- What to do -
Copy out every line that contains the word "Write".

-- Provided data start --

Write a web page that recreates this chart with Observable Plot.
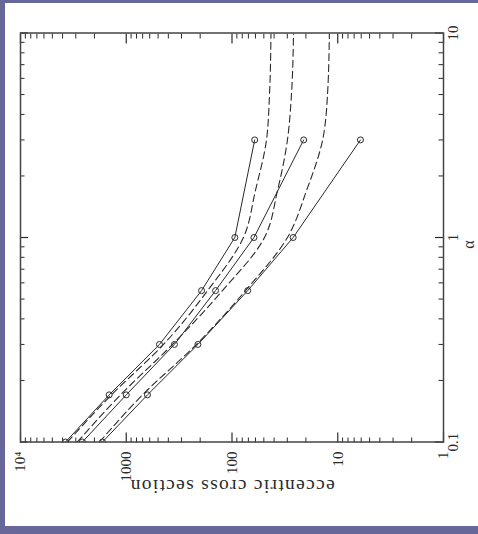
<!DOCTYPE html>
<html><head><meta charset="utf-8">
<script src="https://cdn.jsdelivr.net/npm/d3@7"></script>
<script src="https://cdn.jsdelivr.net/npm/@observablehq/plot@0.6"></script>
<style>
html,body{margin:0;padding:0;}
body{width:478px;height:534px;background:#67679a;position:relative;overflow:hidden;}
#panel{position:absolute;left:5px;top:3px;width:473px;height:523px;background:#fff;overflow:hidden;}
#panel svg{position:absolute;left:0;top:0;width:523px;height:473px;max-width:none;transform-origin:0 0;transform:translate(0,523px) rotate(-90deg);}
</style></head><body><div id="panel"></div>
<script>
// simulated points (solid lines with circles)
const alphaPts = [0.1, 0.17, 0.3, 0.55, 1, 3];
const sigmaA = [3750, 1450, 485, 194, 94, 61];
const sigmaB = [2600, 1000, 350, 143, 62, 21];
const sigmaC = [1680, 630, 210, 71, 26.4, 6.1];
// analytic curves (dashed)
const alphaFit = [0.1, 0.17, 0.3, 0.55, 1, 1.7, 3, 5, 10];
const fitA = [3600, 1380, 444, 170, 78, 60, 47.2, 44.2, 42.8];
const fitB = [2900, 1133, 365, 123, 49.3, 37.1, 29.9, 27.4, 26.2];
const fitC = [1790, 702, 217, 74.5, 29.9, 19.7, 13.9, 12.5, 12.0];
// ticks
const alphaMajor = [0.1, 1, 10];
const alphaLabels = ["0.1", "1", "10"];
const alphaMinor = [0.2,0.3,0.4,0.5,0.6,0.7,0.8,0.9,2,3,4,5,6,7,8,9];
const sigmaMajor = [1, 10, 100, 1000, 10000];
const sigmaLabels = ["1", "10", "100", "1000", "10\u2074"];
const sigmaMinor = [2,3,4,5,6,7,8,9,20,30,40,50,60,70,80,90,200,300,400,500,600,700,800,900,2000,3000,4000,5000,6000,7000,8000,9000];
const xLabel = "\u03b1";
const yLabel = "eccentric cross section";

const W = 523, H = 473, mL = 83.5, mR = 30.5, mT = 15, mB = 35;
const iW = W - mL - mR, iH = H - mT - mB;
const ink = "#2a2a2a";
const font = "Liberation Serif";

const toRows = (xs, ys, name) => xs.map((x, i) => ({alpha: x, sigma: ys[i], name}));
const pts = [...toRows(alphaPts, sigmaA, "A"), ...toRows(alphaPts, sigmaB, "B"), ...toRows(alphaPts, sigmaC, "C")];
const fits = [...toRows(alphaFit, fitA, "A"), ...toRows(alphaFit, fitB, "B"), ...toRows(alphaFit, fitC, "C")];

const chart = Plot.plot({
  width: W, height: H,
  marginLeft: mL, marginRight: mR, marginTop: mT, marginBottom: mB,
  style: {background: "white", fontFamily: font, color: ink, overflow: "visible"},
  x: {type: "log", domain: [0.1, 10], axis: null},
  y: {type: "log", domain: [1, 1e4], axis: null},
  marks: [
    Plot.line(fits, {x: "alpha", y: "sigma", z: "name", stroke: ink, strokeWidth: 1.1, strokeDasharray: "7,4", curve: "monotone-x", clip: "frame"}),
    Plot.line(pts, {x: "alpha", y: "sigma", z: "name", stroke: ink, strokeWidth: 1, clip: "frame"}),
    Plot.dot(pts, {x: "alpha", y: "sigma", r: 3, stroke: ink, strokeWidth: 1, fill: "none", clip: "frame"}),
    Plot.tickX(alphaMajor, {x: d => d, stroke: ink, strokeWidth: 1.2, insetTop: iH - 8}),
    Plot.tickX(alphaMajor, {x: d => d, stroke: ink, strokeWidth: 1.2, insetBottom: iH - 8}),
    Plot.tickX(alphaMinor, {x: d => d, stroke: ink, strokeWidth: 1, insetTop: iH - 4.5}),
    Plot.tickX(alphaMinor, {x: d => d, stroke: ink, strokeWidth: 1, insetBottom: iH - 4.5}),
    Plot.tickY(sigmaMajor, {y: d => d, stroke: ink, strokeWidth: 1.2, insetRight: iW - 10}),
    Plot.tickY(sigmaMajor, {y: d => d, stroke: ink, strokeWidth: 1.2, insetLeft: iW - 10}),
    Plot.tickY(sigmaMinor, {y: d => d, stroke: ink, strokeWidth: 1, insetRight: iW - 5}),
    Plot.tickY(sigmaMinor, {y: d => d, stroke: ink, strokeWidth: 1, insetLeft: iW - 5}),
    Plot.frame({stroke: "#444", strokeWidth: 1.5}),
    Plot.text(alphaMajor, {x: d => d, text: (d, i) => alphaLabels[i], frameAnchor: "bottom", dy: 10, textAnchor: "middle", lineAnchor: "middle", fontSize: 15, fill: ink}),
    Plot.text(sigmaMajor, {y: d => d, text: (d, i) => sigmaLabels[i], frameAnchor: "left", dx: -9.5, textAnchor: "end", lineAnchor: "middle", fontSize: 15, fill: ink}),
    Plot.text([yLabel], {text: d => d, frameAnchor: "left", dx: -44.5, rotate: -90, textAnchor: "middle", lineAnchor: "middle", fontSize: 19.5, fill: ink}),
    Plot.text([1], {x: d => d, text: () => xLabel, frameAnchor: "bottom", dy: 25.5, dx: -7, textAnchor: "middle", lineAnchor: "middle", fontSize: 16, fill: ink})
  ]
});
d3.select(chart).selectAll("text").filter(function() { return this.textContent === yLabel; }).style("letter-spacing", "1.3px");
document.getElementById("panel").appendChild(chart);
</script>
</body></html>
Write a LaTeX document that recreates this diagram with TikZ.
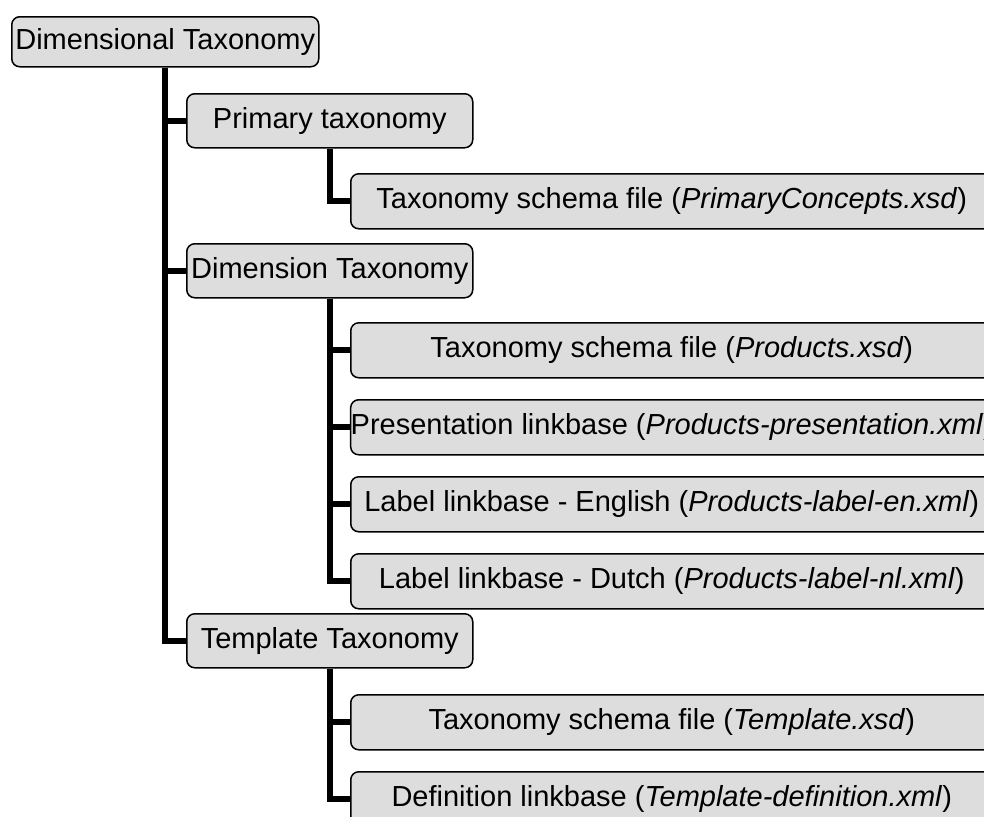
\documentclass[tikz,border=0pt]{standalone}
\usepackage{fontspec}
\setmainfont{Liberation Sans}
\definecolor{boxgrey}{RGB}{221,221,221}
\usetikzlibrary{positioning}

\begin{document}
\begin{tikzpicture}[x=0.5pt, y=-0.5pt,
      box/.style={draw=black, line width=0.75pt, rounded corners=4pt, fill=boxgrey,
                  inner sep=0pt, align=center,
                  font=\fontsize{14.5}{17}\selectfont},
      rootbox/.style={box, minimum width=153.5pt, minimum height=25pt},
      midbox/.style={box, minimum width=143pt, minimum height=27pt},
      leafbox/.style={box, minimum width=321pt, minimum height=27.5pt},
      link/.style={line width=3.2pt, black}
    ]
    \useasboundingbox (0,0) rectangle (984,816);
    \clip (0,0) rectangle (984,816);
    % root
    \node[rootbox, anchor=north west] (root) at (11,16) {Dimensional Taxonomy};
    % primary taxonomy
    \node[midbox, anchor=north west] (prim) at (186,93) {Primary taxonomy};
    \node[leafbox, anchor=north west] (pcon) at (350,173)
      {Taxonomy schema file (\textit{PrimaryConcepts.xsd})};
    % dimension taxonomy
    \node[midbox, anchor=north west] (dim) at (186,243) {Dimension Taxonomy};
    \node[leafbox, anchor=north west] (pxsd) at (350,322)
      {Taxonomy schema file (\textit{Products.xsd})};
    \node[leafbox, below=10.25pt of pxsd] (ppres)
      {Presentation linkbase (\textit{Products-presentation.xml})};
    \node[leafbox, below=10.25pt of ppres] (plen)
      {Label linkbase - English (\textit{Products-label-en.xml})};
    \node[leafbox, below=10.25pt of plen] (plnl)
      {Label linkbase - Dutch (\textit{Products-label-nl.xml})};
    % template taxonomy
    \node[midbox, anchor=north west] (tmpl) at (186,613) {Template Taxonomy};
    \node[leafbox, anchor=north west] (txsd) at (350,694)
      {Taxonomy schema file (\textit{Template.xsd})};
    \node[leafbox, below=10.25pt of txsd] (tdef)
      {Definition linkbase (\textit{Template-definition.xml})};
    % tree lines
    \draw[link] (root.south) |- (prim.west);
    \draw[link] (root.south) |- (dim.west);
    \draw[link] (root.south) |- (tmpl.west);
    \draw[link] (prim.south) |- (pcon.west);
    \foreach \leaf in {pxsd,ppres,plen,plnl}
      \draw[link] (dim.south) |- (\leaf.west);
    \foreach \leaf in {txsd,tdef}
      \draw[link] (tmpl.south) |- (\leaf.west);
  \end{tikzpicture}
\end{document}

-- Provided data end --

- Expected answer -
Write a web page that recreates this chart with Observable Plot.
Write a LaTeX document that recreates this diagram with TikZ.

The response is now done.